The Belt and Road Initiative (BRI): a Golden Opportunity Facing Multiple Obstacles

by Sonia Said
Image: Christian Lue / Unsplash

Similar to the ancient Silk Road, the Belt and Road Initiative is bringing some modernity in a world where isolation is, sometimes even unconsciously, more and more encouraged. In that sense, the BRI seems to come at the right time to lead to China’s rise in the current world order. The plan is a golden opportunity for the country, but the project will probably encounter some obstacles. 

An Enormous Organization 

One of the biggest obstacles that could hinder the Belt and Road project is that it needs to take into account all its participating countries. The project initiated in 2013 by the Xi Jinping government aims to connect the country with over a hundred and thirty other countries.  However, not all of these countries are located on the same continent. In fact, initially, the BRI was supposed to connect China to the rest of Asia, but progressively more and more countries joined the initiative. Soon enough, one of the particularities of the project became to connect China to the rest of the world. With countries as different as South Africa, Chile, Poland, Chad or Cambodia, the task is undeniably challenging. In this context, the Chinese government needs to take into account the multiplicity of countries with their different types of government, their economical systems and their languages just to name a few elements that show the diversity in the participating countries. 

An Insecure Environment

The second biggest obstacle to the Belt and Road Initiative is the security component. Such an impactful project needs a very secure environment. But in the case of this project, China has decided to collaborate with a multitude of countries including some that are extremely poor, in war, or considered unstable, such as Afghanistan, Yemen or Somalia. Investing in these countries could be considered a poker strike as it can be just as flourishing as it can be disastrous. Realistically, this project asks for taking into consideration a gigantic amount of data coming from all those countries. One way possible to do this is to classify all the participating countries according to their income group. A study led by the Green Belt and Road Initiative Center, however, showed that members cannot be put easily into boxes. Participating countries have been classified in four distinct categories of income group; high, low, lower-middle and upper-middle (Sacks, 2021). Such a broad variety of incomes is important to mention in the calculations of the project. It also underlines the potential inequality of implication of all those countries, a situation that could generate conflicts. On top of that, some of those countries can become a threat to the Republic of China if the project is not successful or considered not up to expectations. 
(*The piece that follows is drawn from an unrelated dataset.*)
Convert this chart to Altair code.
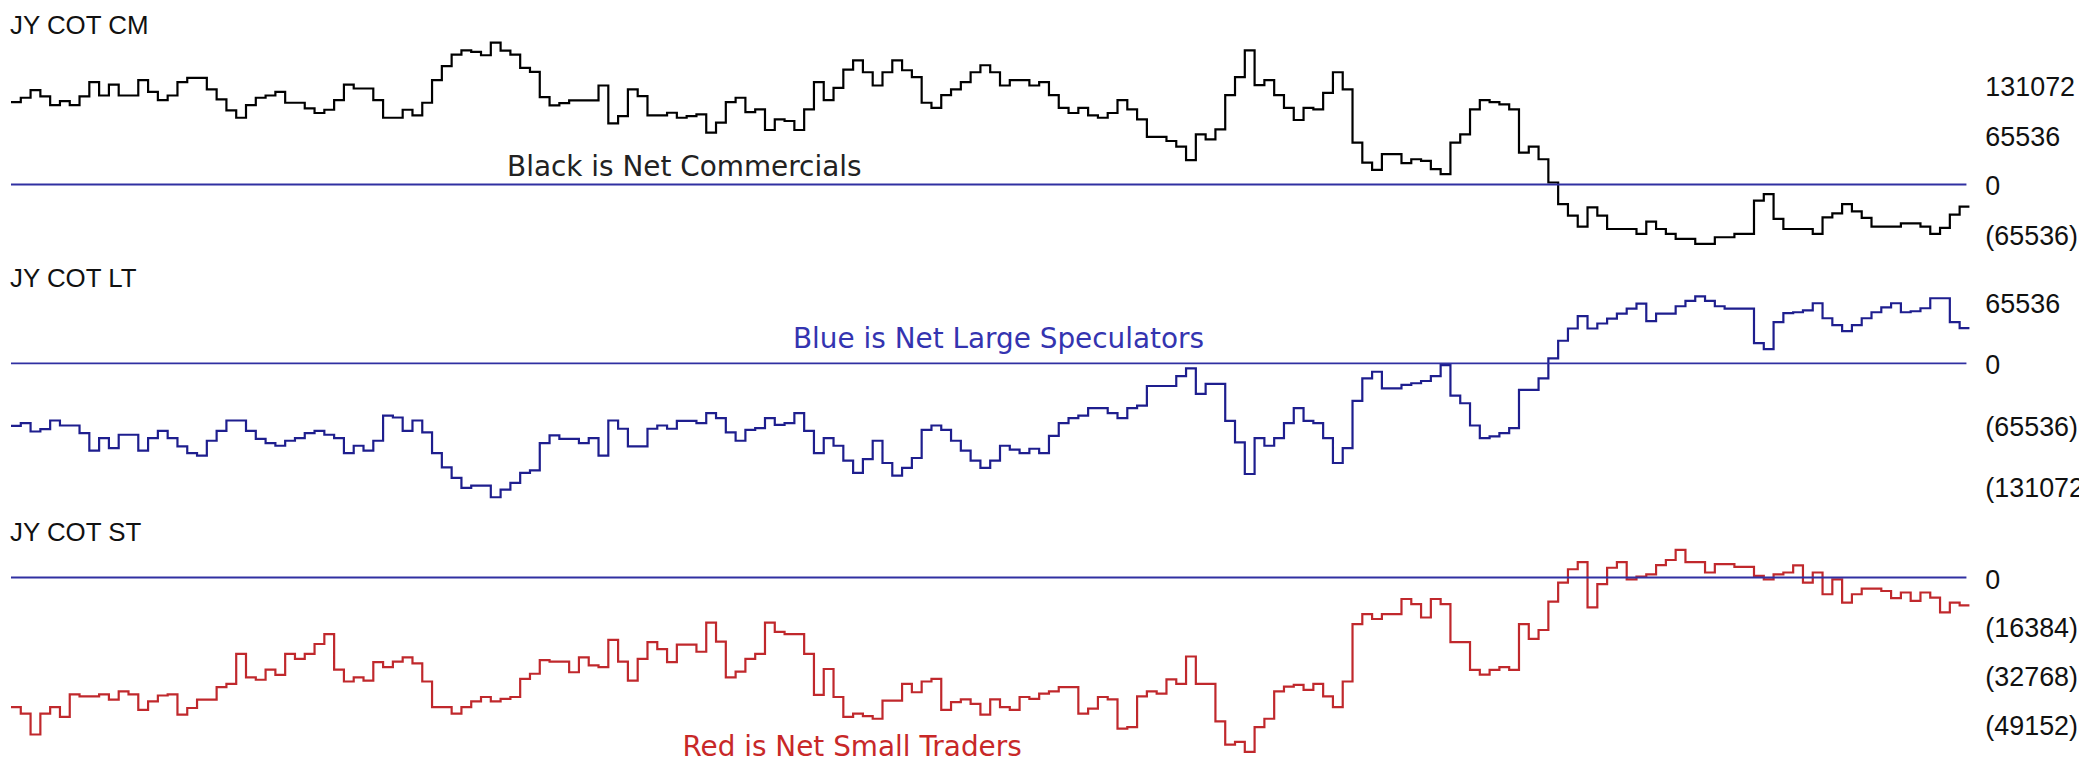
import altair as alt
import pandas as pd

# ---- data (weekly net positions) ----
cm_net = [108400, 114100, 124100, 115800, 104400, 109700, 104400, 115800, 134600, 117100,
          131500, 117100, 117100, 137200, 121900, 111000, 117100, 134600, 140300, 140300,
          125000, 111900, 97500, 87800, 104400, 114100, 117100, 121900, 107500, 107500,
          100100, 94000, 98300, 111000, 131500, 126300, 126300, 111000, 87800, 87800,
          98300, 90900, 107500, 137200, 155600, 170900, 176500, 174400, 170000, 186600,
          176100, 170900, 153400, 148100, 114900, 104000, 107100, 110600, 110600, 110600,
          130200, 80400, 90000, 125000, 116200, 90900, 90900, 94400, 87800, 90000,
          92200, 68200, 81300, 108400, 114100, 95300, 98800, 71700, 85700, 83500,
          71700, 98800, 134600, 111000, 127200, 151200, 163400, 147700, 130200, 147700,
          163400, 150300, 141200, 107500, 100900, 117600, 125000, 134600, 147700, 156900,
          147700, 130200, 137200, 137200, 130200, 134600, 117600, 100900, 94000, 100900,
          90900, 87800, 94000, 111000, 98800, 85700, 62500, 62500, 57200, 49800,
          31900, 66000, 59400, 72500, 117600, 141200, 176500, 130700, 137200, 117600,
          100900, 84800, 100900, 98800, 120600, 147700, 125000, 55100, 28800, 19200,
          39800, 39800, 28000, 33200, 31000, 20100, 13500, 55100, 66000, 98800,
          111000, 108400, 105300, 98800, 42000, 49800, 33200, 2600, -25800, -41100,
          -55500, -30200, -41100, -58600, -58600, -58600, -65100, -48900, -58600, -65100,
          -71700, -71700, -78200, -78200, -69500, -69500, -65100, -65100, -21400, -12700,
          -45400, -58600, -58600, -58600, -65100, -43300, -38000, -25800, -35400, -44100,
          -55500, -55500, -55500, -51100, -51100, -55500, -65100, -57200, -39800, -29300]

lt_net = [-66600, -63700, -72600, -70100, -60900, -66200, -66200, -74300, -93100, -79700,
          -90300, -76100, -76100, -93100, -79700, -71900, -79700, -88500, -95600, -98400,
          -82500, -71900, -60900, -60900, -71900, -80400, -85000, -87800, -82500, -79700,
          -74300, -71900, -76100, -79700, -95600, -87800, -93100, -82500, -55600, -57700,
          -71900, -60900, -73600, -95600, -110800, -122100, -132800, -130300, -130300, -142700,
          -134500, -127400, -116800, -114000, -85000, -76800, -80400, -80400, -85000, -79700,
          -98400, -60900, -69700, -88500, -88500, -69700, -66200, -69700, -61200, -61200,
          -63700, -53100, -58400, -73600, -82500, -70800, -69000, -58400, -65500, -63700,
          -53100, -71900, -95600, -79700, -87800, -103700, -116800, -102000, -82500, -106200,
          -119700, -111500, -100900, -70800, -66200, -70800, -82500, -93100, -103700, -111500,
          -103700, -87800, -92000, -95600, -91000, -95600, -77200, -63700, -58400, -55600,
          -47800, -47800, -53100, -58400, -47800, -45000, -24100, -24100, -24100, -13500,
          -5300, -32600, -21900, -21900, -61200, -84300, -117900, -79700, -87800, -79700,
          -63700, -47800, -61200, -63700, -79700, -106200, -90300, -40000, -15900, -8900,
          -26600, -26600, -23000, -21200, -18800, -13500, -1800, -34300, -42500, -66200,
          -79700, -77900, -74300, -69000, -28300, -28300, -15900, 5300, 24100, 37200,
          50300, 37200, 42500, 47800, 53100, 58400, 63700, 45000, 53100, 53100,
          60900, 66600, 71500, 66600, 60900, 58400, 58400, 58400, 21600, 15200,
          43900, 53500, 54500, 56600, 64100, 48100, 40700, 34300, 40700, 48100,
          54500, 59800, 64100, 54500, 55600, 58800, 69400, 69400, 43900, 37500]

st_net = [-43500, -45700, -52700, -45700, -43500, -46800, -39200, -39900, -39900, -39200,
          -41000, -38200, -39200, -44400, -41600, -39600, -39200, -46000, -43800, -41000,
          -41000, -36800, -35700, -25600, -33500, -34300, -30900, -32700, -25600, -27300,
          -25600, -22300, -19000, -30900, -34900, -33500, -34600, -28400, -30100, -28200,
          -26800, -28800, -34900, -43500, -43500, -45700, -43500, -41600, -40100, -41600,
          -40700, -40100, -34000, -32300, -27700, -28200, -28200, -31800, -26800, -29500,
          -30100, -20900, -28200, -34600, -27300, -21700, -24000, -28400, -22500, -22500,
          -24900, -15100, -21500, -33500, -31600, -27300, -25600, -15100, -18200, -19000,
          -19000, -25600, -39400, -30700, -40100, -46800, -45700, -46500, -47400, -41300,
          -41300, -35700, -38500, -34900, -34000, -44400, -41800, -40900, -42400, -46000,
          -40900, -43500, -44400, -40100, -40700, -39000, -38200, -36800, -36800, -45700,
          -44000, -40100, -40900, -50700, -50200, -39900, -38200, -39000, -34200, -35700,
          -26500, -35700, -35700, -48300, -56100, -55200, -58500, -50200, -47400, -38200,
          -36600, -36000, -37700, -35700, -39900, -43500, -34900, -15600, -12300, -13900,
          -12300, -12300, -7200, -8900, -13400, -7200, -8900, -21700, -21700, -31000,
          -32600, -31000, -30100, -31000, -15600, -20600, -17600, -8100, -1700, 2800,
          5200, -10000, -2200, 3300, 5200, -600, 300, 1100, 4200, 5900,
          9300, 5200, 5200, 1700, 4500, 4500, 3600, 3600, 600, -600,
          1100, 1700, 4100, -1700, 1700, -5600, -600, -8400, -5600, -3700,
          -3700, -4500, -6900, -5000, -7800, -5000, -6700, -11700, -8400, -9300]

cm_ticks = [131072, 65536, 0, -65536]
lt_ticks = [65536, 0, -65536, -131072]
st_ticks = [0, -16384, -32768, -49152]

panel_titles = ["JY COT CM", "JY COT LT", "JY COT ST"]
notes = ["Black is Net Commercials", "Blue is Net Large Speculators", "Red is Net Small Traders"]

# ---- styling ----
W, H = 1966, 757
LABEL_FONT = "Liberation Sans"
NOTE_FONT = "DejaVu Sans"
ZERO_COLOR = "#3030a2"

N = len(cm_net)
weeks = list(range(N + 1))


def series_df(vals):
    return pd.DataFrame({"week": weeks, "value": vals + [vals[-1]]})


def tick_df(vals):
    return pd.DataFrame({"value": vals,
                         "label": [f"({abs(v)})" if v < 0 else str(v) for v in vals]})


X = alt.X("week:Q", scale=alt.Scale(domain=[0, N], nice=False, zero=False), axis=None)


def panel(vals, ticks, domain, color, title, title_y, note, note_x, note_y, note_color):
    Y = alt.Y("value:Q", scale=alt.Scale(domain=domain, nice=False, zero=False), axis=None)
    line = alt.Chart(series_df(vals)).mark_line(
        interpolate="step-after", color=color, strokeWidth=2.2
    ).encode(x=X, y=Y)
    zero = alt.Chart(pd.DataFrame({"value": [0]})).mark_rule(
        color=ZERO_COLOR, strokeWidth=2
    ).encode(x=alt.value(0), x2=alt.value(1963), y=Y)
    labels = alt.Chart(tick_df(ticks)).mark_text(
        align="left", baseline="alphabetic", dy=11, font=LABEL_FONT, fontSize=27, color="#111111"
    ).encode(x=alt.value(1982), y=Y, text="label:N")
    ttl = alt.Chart(pd.DataFrame({"t": [title]})).mark_text(
        align="left", baseline="alphabetic", font=LABEL_FONT, fontSize=26, color="#111111"
    ).encode(x=alt.value(-1), y=alt.value(title_y), text="t:N")
    nt = alt.Chart(pd.DataFrame({"t": [note]})).mark_text(
        align="left", baseline="alphabetic", font=NOTE_FONT, fontSize=28, color=note_color
    ).encode(x=alt.value(note_x), y=alt.value(note_y), text="t:N")
    return alt.layer(line, zero, labels, ttl, nt)


p1 = panel(cm_net, cm_ticks, [-762100, 230300], "#000000", panel_titles[0], 25,
           notes[0], 498, 167, "#222222")
p2 = panel(lt_net, lt_ticks, [-426600, 377300], "#1e1e8e", panel_titles[1], 279,
           notes[1], 785, 340, "#3434b0")
p3 = panel(st_net, st_ticks, [-62450, 190800], "#c0282c", panel_titles[2], 534,
           notes[2], 674, 749, "#c82828")

chart = alt.layer(p1, p2, p3).resolve_scale(y="independent").properties(
    width=W, height=H,
    autosize=alt.AutoSizeParams(type="none"),
    padding={"left": 3, "top": 0, "right": 110, "bottom": 0},
    background="white",
).configure_view(stroke=None)

chart.save("out.html", embed_options={"renderer": "svg", "actions": False})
The Environmental Component

Another important challenge of the project is the consequences on the environemnt. Such an impressive initiative comes at a cost: its impact on the environment. Indeed, the implementation of the BRI is expensive in cost and energy. Therefore, it would be an euphemism to say that it is not eco-friendly per se. After being criticized numerous times for its potential negative impact on the environment, the leaders of the BRI have tried to tackle this issue by, for instance, taking part in the UN Environment Programme of the United Nations. The Belt and Road Initiative Green Development Coalition (BRIGG) is one of the projects led by the UN Environment Programme that would represent another opportunity to create a more sustainable environment. But according to numerous scientists, these actions are not enough. Recently, a study by the World Wildlife Fund (WWF) and the HSBC, called the “Greening of the Belt and Road Initiative” showed that the project has not “gained the proper attention” in order to be more eco-friendly (The ASEAN Post Team, 2019). Therefore, the planners of this immense project need to be aware and take into consideration the positive impact that a greener BRI could have on their reputation and more generally speaking, on the planet in its entirety. 

And What about Local Populations? 

Critics of the project often mention the risk of neglect of the local populations. In that sense, that is another challenge faced by the BRI. What would be their imprint in the organization, planification and setting up of the project? That is one of the main questions that will be very soon answered, once the project takes its shape.